▶ Task to complete
Write out each line of the listing as it stands, without the images.

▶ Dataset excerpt

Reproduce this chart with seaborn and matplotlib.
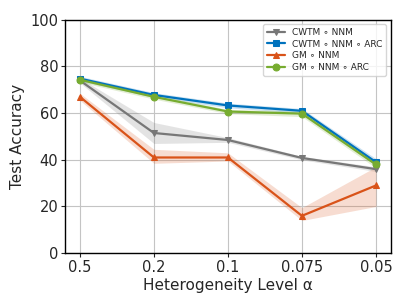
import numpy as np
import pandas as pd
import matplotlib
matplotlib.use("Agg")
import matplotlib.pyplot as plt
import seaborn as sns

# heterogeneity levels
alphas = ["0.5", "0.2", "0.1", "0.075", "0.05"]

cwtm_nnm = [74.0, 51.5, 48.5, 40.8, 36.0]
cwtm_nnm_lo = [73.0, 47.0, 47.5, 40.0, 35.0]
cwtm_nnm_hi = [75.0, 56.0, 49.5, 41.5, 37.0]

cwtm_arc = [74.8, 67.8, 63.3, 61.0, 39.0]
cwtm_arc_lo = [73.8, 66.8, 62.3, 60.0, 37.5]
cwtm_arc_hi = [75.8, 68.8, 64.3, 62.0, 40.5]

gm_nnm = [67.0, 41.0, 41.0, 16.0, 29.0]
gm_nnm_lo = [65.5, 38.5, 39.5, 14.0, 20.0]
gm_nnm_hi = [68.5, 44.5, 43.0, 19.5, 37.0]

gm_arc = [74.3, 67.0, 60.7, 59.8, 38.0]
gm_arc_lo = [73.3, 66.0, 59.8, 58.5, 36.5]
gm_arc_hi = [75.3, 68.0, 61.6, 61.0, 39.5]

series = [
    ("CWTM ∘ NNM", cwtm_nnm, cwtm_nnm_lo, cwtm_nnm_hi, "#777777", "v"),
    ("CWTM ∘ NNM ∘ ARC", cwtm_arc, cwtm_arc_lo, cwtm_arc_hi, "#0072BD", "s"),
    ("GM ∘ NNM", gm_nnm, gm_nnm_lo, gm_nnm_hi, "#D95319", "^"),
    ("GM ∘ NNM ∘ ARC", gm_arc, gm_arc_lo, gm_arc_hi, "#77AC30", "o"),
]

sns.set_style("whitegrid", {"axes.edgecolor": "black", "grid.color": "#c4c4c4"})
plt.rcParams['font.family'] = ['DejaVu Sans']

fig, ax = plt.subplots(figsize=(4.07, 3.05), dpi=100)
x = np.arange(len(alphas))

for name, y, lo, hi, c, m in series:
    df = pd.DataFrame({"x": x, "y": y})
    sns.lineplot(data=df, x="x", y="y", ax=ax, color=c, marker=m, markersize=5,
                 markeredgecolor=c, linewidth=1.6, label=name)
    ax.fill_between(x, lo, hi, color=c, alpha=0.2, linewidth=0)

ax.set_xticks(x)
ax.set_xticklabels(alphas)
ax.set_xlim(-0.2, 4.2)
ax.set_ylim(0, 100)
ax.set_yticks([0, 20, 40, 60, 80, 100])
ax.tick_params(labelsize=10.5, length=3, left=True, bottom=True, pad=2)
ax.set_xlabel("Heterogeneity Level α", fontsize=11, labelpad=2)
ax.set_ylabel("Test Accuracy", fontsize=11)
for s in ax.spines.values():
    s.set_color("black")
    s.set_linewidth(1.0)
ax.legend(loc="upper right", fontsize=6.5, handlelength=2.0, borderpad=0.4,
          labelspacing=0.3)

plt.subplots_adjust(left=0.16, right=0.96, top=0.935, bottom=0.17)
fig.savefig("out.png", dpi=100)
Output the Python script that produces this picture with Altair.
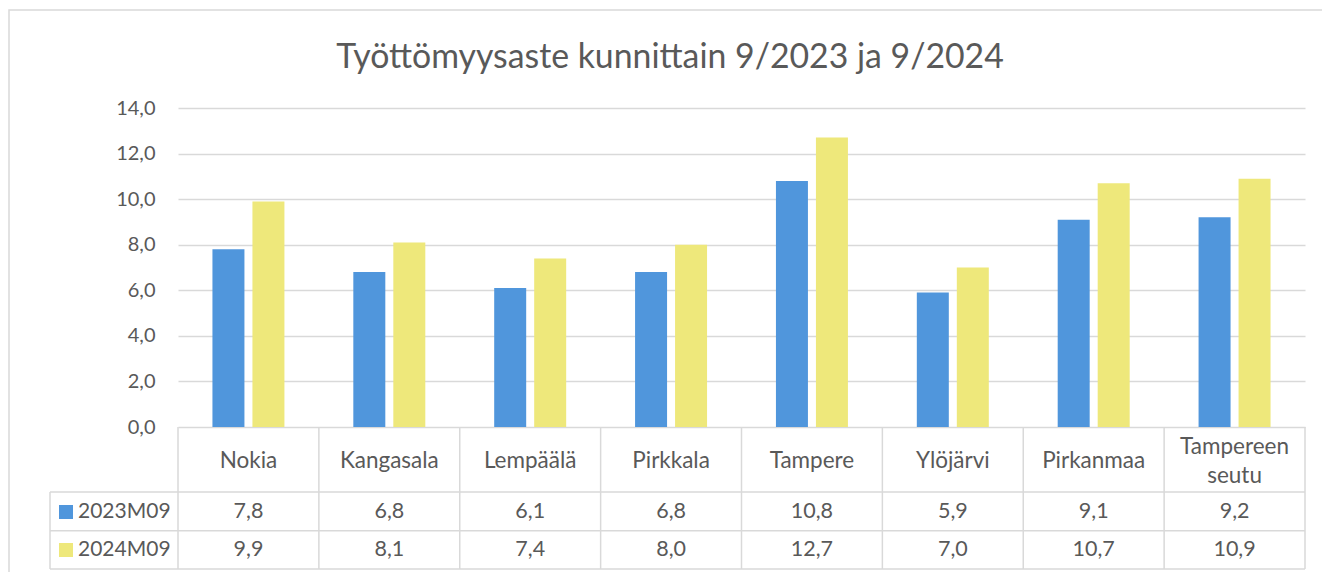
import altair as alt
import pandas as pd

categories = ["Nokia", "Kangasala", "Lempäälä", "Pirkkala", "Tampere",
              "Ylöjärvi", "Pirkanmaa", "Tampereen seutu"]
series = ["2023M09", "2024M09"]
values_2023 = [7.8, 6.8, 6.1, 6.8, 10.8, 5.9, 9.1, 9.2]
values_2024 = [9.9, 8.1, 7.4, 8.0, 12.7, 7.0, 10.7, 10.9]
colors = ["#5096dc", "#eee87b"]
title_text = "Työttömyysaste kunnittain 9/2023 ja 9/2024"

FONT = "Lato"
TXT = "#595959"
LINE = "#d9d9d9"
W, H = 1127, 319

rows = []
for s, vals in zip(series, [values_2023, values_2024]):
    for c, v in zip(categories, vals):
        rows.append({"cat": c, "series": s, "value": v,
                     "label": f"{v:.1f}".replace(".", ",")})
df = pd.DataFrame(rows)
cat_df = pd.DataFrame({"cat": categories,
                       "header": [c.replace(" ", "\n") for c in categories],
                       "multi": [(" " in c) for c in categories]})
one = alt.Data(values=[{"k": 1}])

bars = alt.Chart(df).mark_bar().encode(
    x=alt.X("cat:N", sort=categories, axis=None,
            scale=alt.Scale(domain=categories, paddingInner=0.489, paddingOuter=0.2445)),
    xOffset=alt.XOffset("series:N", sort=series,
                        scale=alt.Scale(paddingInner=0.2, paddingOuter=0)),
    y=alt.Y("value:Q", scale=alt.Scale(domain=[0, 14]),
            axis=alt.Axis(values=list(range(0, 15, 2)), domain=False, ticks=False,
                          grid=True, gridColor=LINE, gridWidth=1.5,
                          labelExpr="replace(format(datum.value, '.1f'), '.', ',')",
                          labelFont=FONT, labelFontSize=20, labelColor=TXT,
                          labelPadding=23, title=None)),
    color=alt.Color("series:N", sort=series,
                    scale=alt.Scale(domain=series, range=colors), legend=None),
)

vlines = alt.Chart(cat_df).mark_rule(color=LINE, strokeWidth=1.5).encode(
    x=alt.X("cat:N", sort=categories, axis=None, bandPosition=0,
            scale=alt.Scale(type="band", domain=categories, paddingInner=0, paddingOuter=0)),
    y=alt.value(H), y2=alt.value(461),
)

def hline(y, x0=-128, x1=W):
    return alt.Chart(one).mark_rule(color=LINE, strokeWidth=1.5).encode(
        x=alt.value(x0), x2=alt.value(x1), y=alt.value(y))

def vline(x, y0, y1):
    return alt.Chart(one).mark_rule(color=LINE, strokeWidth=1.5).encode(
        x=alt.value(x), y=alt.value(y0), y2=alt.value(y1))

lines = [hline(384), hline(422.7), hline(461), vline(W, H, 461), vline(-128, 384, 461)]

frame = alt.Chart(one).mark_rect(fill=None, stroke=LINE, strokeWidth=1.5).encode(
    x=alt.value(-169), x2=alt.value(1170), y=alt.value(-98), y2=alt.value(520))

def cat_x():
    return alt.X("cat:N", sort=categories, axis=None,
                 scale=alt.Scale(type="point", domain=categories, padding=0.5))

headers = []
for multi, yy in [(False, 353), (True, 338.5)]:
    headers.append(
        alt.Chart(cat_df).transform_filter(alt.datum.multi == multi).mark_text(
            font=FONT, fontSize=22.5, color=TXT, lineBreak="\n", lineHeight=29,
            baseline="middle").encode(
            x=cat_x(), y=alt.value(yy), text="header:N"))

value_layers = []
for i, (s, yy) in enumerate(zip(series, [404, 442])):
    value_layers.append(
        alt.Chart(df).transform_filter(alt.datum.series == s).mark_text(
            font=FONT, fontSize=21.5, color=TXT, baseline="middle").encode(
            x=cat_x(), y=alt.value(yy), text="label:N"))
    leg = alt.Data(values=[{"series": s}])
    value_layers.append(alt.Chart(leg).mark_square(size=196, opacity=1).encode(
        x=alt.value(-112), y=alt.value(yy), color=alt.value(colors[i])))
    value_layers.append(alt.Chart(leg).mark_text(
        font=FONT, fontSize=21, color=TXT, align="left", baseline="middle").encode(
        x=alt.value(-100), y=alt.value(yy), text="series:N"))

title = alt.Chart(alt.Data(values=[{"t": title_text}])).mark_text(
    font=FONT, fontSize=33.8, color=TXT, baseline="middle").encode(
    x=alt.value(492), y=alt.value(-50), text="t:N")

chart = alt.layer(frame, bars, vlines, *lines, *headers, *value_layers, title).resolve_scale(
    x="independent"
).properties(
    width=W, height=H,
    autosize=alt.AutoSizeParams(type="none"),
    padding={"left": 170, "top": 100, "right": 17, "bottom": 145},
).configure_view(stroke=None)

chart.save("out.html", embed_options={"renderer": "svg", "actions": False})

▶ Finished task
Reproduce this chart with seaborn and matplotlib.
import numpy as np
import pandas as pd
import matplotlib
matplotlib.use("Agg")
import matplotlib.pyplot as plt
import seaborn as sns

# heterogeneity levels
alphas = ["0.5", "0.2", "0.1", "0.075", "0.05"]

cwtm_nnm = [74.0, 51.5, 48.5, 40.8, 36.0]
cwtm_nnm_lo = [73.0, 47.0, 47.5, 40.0, 35.0]
cwtm_nnm_hi = [75.0, 56.0, 49.5, 41.5, 37.0]

cwtm_arc = [74.8, 67.8, 63.3, 61.0, 39.0]
cwtm_arc_lo = [73.8, 66.8, 62.3, 60.0, 37.5]
cwtm_arc_hi = [75.8, 68.8, 64.3, 62.0, 40.5]

gm_nnm = [67.0, 41.0, 41.0, 16.0, 29.0]
gm_nnm_lo = [65.5, 38.5, 39.5, 14.0, 20.0]
gm_nnm_hi = [68.5, 44.5, 43.0, 19.5, 37.0]

gm_arc = [74.3, 67.0, 60.7, 59.8, 38.0]
gm_arc_lo = [73.3, 66.0, 59.8, 58.5, 36.5]
gm_arc_hi = [75.3, 68.0, 61.6, 61.0, 39.5]

series = [
    ("CWTM ∘ NNM", cwtm_nnm, cwtm_nnm_lo, cwtm_nnm_hi, "#777777", "v"),
    ("CWTM ∘ NNM ∘ ARC", cwtm_arc, cwtm_arc_lo, cwtm_arc_hi, "#0072BD", "s"),
    ("GM ∘ NNM", gm_nnm, gm_nnm_lo, gm_nnm_hi, "#D95319", "^"),
    ("GM ∘ NNM ∘ ARC", gm_arc, gm_arc_lo, gm_arc_hi, "#77AC30", "o"),
]

sns.set_style("whitegrid", {"axes.edgecolor": "black", "grid.color": "#c4c4c4"})
plt.rcParams['font.family'] = ['DejaVu Sans']

fig, ax = plt.subplots(figsize=(4.07, 3.05), dpi=100)
x = np.arange(len(alphas))

for name, y, lo, hi, c, m in series:
    df = pd.DataFrame({"x": x, "y": y})
    sns.lineplot(data=df, x="x", y="y", ax=ax, color=c, marker=m, markersize=5,
                 markeredgecolor=c, linewidth=1.6, label=name)
    ax.fill_between(x, lo, hi, color=c, alpha=0.2, linewidth=0)

ax.set_xticks(x)
ax.set_xticklabels(alphas)
ax.set_xlim(-0.2, 4.2)
ax.set_ylim(0, 100)
ax.set_yticks([0, 20, 40, 60, 80, 100])
ax.tick_params(labelsize=10.5, length=3, left=True, bottom=True, pad=2)
ax.set_xlabel("Heterogeneity Level α", fontsize=11, labelpad=2)
ax.set_ylabel("Test Accuracy", fontsize=11)
for s in ax.spines.values():
    s.set_color("black")
    s.set_linewidth(1.0)
ax.legend(loc="upper right", fontsize=6.5, handlelength=2.0, borderpad=0.4,
          labelspacing=0.3)

plt.subplots_adjust(left=0.16, right=0.96, top=0.935, bottom=0.17)
fig.savefig("out.png", dpi=100)
Output the Python script that produces this picture with Altair.
import altair as alt
import pandas as pd

categories = ["Nokia", "Kangasala", "Lempäälä", "Pirkkala", "Tampere",
              "Ylöjärvi", "Pirkanmaa", "Tampereen seutu"]
series = ["2023M09", "2024M09"]
values_2023 = [7.8, 6.8, 6.1, 6.8, 10.8, 5.9, 9.1, 9.2]
values_2024 = [9.9, 8.1, 7.4, 8.0, 12.7, 7.0, 10.7, 10.9]
colors = ["#5096dc", "#eee87b"]
title_text = "Työttömyysaste kunnittain 9/2023 ja 9/2024"

FONT = "Lato"
TXT = "#595959"
LINE = "#d9d9d9"
W, H = 1127, 319

rows = []
for s, vals in zip(series, [values_2023, values_2024]):
    for c, v in zip(categories, vals):
        rows.append({"cat": c, "series": s, "value": v,
                     "label": f"{v:.1f}".replace(".", ",")})
df = pd.DataFrame(rows)
cat_df = pd.DataFrame({"cat": categories,
                       "header": [c.replace(" ", "\n") for c in categories],
                       "multi": [(" " in c) for c in categories]})
one = alt.Data(values=[{"k": 1}])

bars = alt.Chart(df).mark_bar().encode(
    x=alt.X("cat:N", sort=categories, axis=None,
            scale=alt.Scale(domain=categories, paddingInner=0.489, paddingOuter=0.2445)),
    xOffset=alt.XOffset("series:N", sort=series,
                        scale=alt.Scale(paddingInner=0.2, paddingOuter=0)),
    y=alt.Y("value:Q", scale=alt.Scale(domain=[0, 14]),
            axis=alt.Axis(values=list(range(0, 15, 2)), domain=False, ticks=False,
                          grid=True, gridColor=LINE, gridWidth=1.5,
                          labelExpr="replace(format(datum.value, '.1f'), '.', ',')",
                          labelFont=FONT, labelFontSize=20, labelColor=TXT,
                          labelPadding=23, title=None)),
    color=alt.Color("series:N", sort=series,
                    scale=alt.Scale(domain=series, range=colors), legend=None),
)

vlines = alt.Chart(cat_df).mark_rule(color=LINE, strokeWidth=1.5).encode(
    x=alt.X("cat:N", sort=categories, axis=None, bandPosition=0,
            scale=alt.Scale(type="band", domain=categories, paddingInner=0, paddingOuter=0)),
    y=alt.value(H), y2=alt.value(461),
)

def hline(y, x0=-128, x1=W):
    return alt.Chart(one).mark_rule(color=LINE, strokeWidth=1.5).encode(
        x=alt.value(x0), x2=alt.value(x1), y=alt.value(y))

def vline(x, y0, y1):
    return alt.Chart(one).mark_rule(color=LINE, strokeWidth=1.5).encode(
        x=alt.value(x), y=alt.value(y0), y2=alt.value(y1))

lines = [hline(384), hline(422.7), hline(461), vline(W, H, 461), vline(-128, 384, 461)]

frame = alt.Chart(one).mark_rect(fill=None, stroke=LINE, strokeWidth=1.5).encode(
    x=alt.value(-169), x2=alt.value(1170), y=alt.value(-98), y2=alt.value(520))

def cat_x():
    return alt.X("cat:N", sort=categories, axis=None,
                 scale=alt.Scale(type="point", domain=categories, padding=0.5))

headers = []
for multi, yy in [(False, 353), (True, 338.5)]:
    headers.append(
        alt.Chart(cat_df).transform_filter(alt.datum.multi == multi).mark_text(
            font=FONT, fontSize=22.5, color=TXT, lineBreak="\n", lineHeight=29,
            baseline="middle").encode(
            x=cat_x(), y=alt.value(yy), text="header:N"))

value_layers = []
for i, (s, yy) in enumerate(zip(series, [404, 442])):
    value_layers.append(
        alt.Chart(df).transform_filter(alt.datum.series == s).mark_text(
            font=FONT, fontSize=21.5, color=TXT, baseline="middle").encode(
            x=cat_x(), y=alt.value(yy), text="label:N"))
    leg = alt.Data(values=[{"series": s}])
    value_layers.append(alt.Chart(leg).mark_square(size=196, opacity=1).encode(
        x=alt.value(-112), y=alt.value(yy), color=alt.value(colors[i])))
    value_layers.append(alt.Chart(leg).mark_text(
        font=FONT, fontSize=21, color=TXT, align="left", baseline="middle").encode(
        x=alt.value(-100), y=alt.value(yy), text="series:N"))

title = alt.Chart(alt.Data(values=[{"t": title_text}])).mark_text(
    font=FONT, fontSize=33.8, color=TXT, baseline="middle").encode(
    x=alt.value(492), y=alt.value(-50), text="t:N")

chart = alt.layer(frame, bars, vlines, *lines, *headers, *value_layers, title).resolve_scale(
    x="independent"
).properties(
    width=W, height=H,
    autosize=alt.AutoSizeParams(type="none"),
    padding={"left": 170, "top": 100, "right": 17, "bottom": 145},
).configure_view(stroke=None)

chart.save("out.html", embed_options={"renderer": "svg", "actions": False})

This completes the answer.